# Anyone going to any concerts soon?



## fishboy (Feb 26, 2005)

Just wondering, I'm going down to phili in a few days for a Robert Randoulph Concert (he's not my regular type of music but i love his playing). I've been going to tons of shows recently. So anyone going to a concert/been to any recently?


----------



## Reefneck (Oct 15, 2005)

We went to see "The Wiggles" live on 11/20 this year. Was 8 days after my injury and it was killing me to sit there with a severe head injury but I was not going to miss taking my 2 year old to that show for her 2nd B-Day which was 11/19 no matter what. It was a blast! She danced and laughed and had a great time. :roll:


----------



## AshleytheGreat (Jul 24, 2005)

I think Im going to the Panic! At The Disco concert in March.

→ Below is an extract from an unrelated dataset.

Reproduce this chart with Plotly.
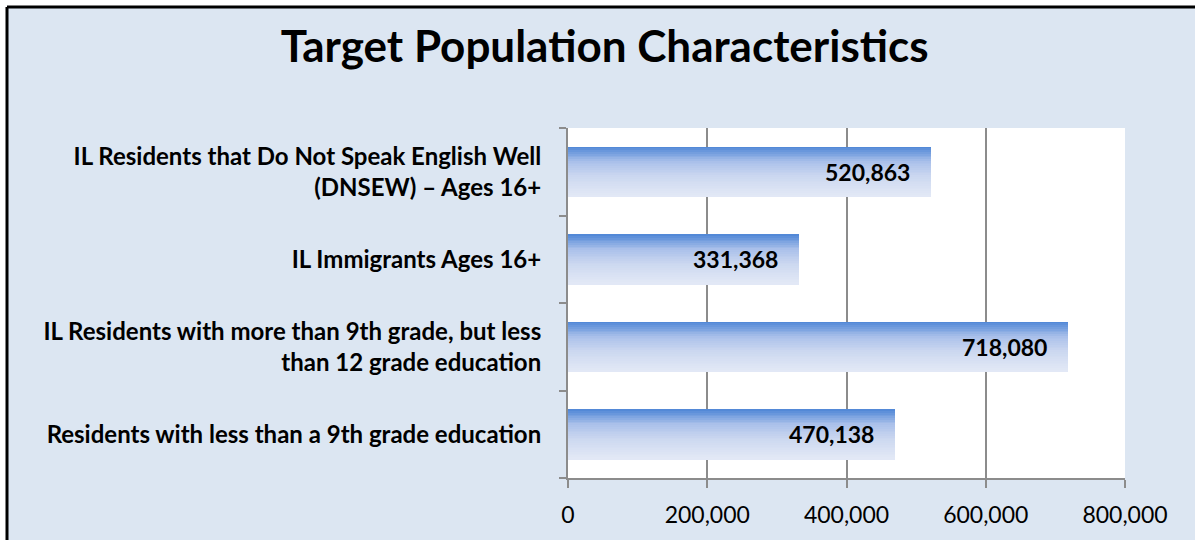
import plotly.graph_objects as go

# Categories listed bottom-to-top as they appear on the axis
categories = [
    "Residents with less than a 9th grade education",
    "IL Residents with more than 9th grade, but less<br>than 12 grade education",
    "IL Immigrants Ages 16+",
    "IL Residents that Do Not Speak English Well<br>(DNSEW) – Ages 16+",
]
values = [470138, 718080, 331368, 520863]
value_labels = ["470,138", "718,080", "331,368", "520,863"]

x_tickvals = [0, 200000, 400000, 600000, 800000]
x_ticktext = ["0", "200,000", "400,000", "600,000", "800,000"]

title_text = "<b>Target Population Characteristics</b>"

FONT = "Lato"
BG = "#DCE6F2"
GRID = "#8C8C8C"

# Vertical gradient for the bars (top -> bottom)
stops = [
    (0.00, (78, 134, 214)),
    (0.30, (170, 192, 234)),
    (0.60, (204, 216, 240)),
    (1.00, (227, 233, 246)),
]


def grad_color(t):
    for (t0, c0), (t1, c1) in zip(stops[:-1], stops[1:]):
        if t <= t1:
            f = (t - t0) / (t1 - t0) if t1 > t0 else 0
            r, g, b = (round(a + (bb - a) * f) for a, bb in zip(c0, c1))
            return f"rgb({r},{g},{b})"
    r, g, b = stops[-1][1]
    return f"rgb({r},{g},{b})"


bar_w = 0.57
n_slices = 28
slice_w = bar_w / n_slices

fig = go.Figure()
for k in range(n_slices):
    fig.add_trace(go.Bar(
        x=values,
        y=categories,
        orientation="h",
        width=slice_w * 1.08,
        offset=bar_w / 2 - (k + 1) * slice_w,
        marker=dict(color=grad_color((k + 0.5) / n_slices), line=dict(width=0)),
        hoverinfo="skip",
        showlegend=False,
    ))

# Data labels placed just inside the end of each bar
for cat, v, lab in zip(categories, values, value_labels):
    fig.add_annotation(
        x=v, y=cat, xref="x", yref="y",
        text=f"<b>{lab}</b>", showarrow=False,
        xanchor="right", yanchor="middle", xshift=-19,
        font=dict(family=FONT, size=23, color="#000000"),
    )

# Chart area fill, its black frame (left and top edges), and the white plot area
left = -561 / 557
top = 1 + 121 / 350
fig.add_shape(
    type="rect", xref="paper", yref="paper", layer="below",
    x0=left, x1=1.3, y0=-0.4, y1=top,
    fillcolor=BG, line=dict(width=0),
)
fig.add_shape(
    type="line", xref="paper", yref="paper", layer="below",
    x0=left, x1=1.3, y0=top, y1=top,
    line=dict(color="#000000", width=3),
)
fig.add_shape(
    type="line", xref="paper", yref="paper", layer="below",
    x0=left, x1=left, y0=-0.4, y1=top,
    line=dict(color="#000000", width=3),
)
fig.add_shape(
    type="rect", xref="x domain", yref="y domain", layer="below",
    x0=0, x1=1, y0=0, y1=1,
    fillcolor="#FFFFFF", line=dict(width=0),
)

fig.update_layout(
    width=1195, height=540,
    margin=dict(l=568, r=70, t=128, b=62),
    paper_bgcolor="#FFFFFF",
    plot_bgcolor="#FFFFFF",
    barmode="overlay",
    bargap=0,
    font=dict(family=FONT, color="#000000"),
    title=dict(
        text=title_text, x=0.506, xref="container", xanchor="center",
        y=1 - 47 / 540, yref="container", yanchor="middle",
        font=dict(family=FONT, size=44, color="#000000"),
    ),
    xaxis=dict(
        range=[0, 800000],
        tickvals=x_tickvals, ticktext=x_ticktext,
        showgrid=True, gridcolor=GRID, gridwidth=2,
        showline=True, linecolor=GRID, linewidth=2,
        ticks="outside", ticklen=8, tickwidth=2, tickcolor=GRID,
        tickfont=dict(family=FONT, size=23, color="#000000"),
        ticklabelstandoff=7,
        zeroline=False, fixedrange=True,
    ),
    yaxis=dict(
        type="category",
        categoryorder="array", categoryarray=categories,
        showgrid=False,
        showline=True, linecolor=GRID, linewidth=2,
        ticks="outside", ticklen=7, tickwidth=2, tickcolor=GRID,
        tickson="boundaries",
        tickfont=dict(family=FONT, size=24, color="#000000", weight="bold"),
        ticklabelstandoff=20,
        fixedrange=True,
    ),
)

fig.write_html("out.html")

Playing w/ The Academy Is, Acceptance, and Hellogoodbye.


----------



## Lydia (Feb 6, 2005)

I'm planning on going to see Keith Urban in February. Woohoo!!


----------



## Chazwick (Aug 24, 2005)

I wanna see WHITE STRIPES for my b-day in APRIL, if they're performing... i would love to go see Slipknot as well


----------



## fishboy (Feb 26, 2005)

If i can i think I'nm going to see Colin Meloy at TLA in Phili w/ my brother. When my bro was at the Electric factory in Phili, he climbed a pile of amps and jumped onto a like 2" edge over a balcony and was singing while leaning off the edge and holding onto a railing w/ one hand and a mic w/ the other. So I'm guessing he puts on a good live show


----------



## Guest (Dec 27, 2005)

AshleytheGreat said:


> I think Im going to the Panic! At The Disco concert in March.
> 
> Playing w/ The Academy Is, Acceptance, and Hellogoodbye.


love the academy is.


----------



## ron v (Feb 24, 2005)

I saw Sonny and Cher in concert once. Does that count???


----------



## Georgia Peach (Sep 23, 2005)

If I make it to any it will be like LME - something for my two year old... LOL


----------



## leveldrummer (May 27, 2005)

i went to see hatebreed, as i lay dying, and the black dahlia murders the last couple of months, deftones, thrice and as i lay dying are comming in feb. ill probably go to that.


----------



## Lexus (Jan 19, 2005)

Well nothing up coming but in the last few months... Taproot, Chevelle, 30 Seconds to mars, Seether, Nickelback, Default, Audioslave, Sum 41, Warped Tour (Offspring and others) and a few others I cant remember.


----------



## fishboy (Feb 26, 2005)

I think now i might try to go to some shows at the church(it's a venue in philadelphia) and see some indie stuff cheep, deerhoof is playing there soon...


----------



## bichirboy (Dec 24, 2005)

I plan to hit a couple Dave Matthews shows this summer, maybe 311 if they come around. Dave is God.


----------



## Imbrium (Feb 7, 2005)

I just saw the Misfits not too long ago. They were ok, they didn't play many of their older songs though. Danzig's band played just before they did, and he was much better. And I saw The Adicts, they were great. They had great energy and really played to the crowd well. Plus I got Monkey's autograph.


----------



## Mobydock (Sep 6, 2005)

I'm going with my Mom to see Alice Cooper, and Helix is opening. :twisted: Yah Mom


----------



## leveldrummer (May 27, 2005)

Nofx Is Comming, Yaaay.


----------



## Sincere (Aug 18, 2005)

I'm trying like heck to score tickets to the John Mayer Trio concret at the Fender 60th Anniversary thingy in Phoenix sometime in April.


----------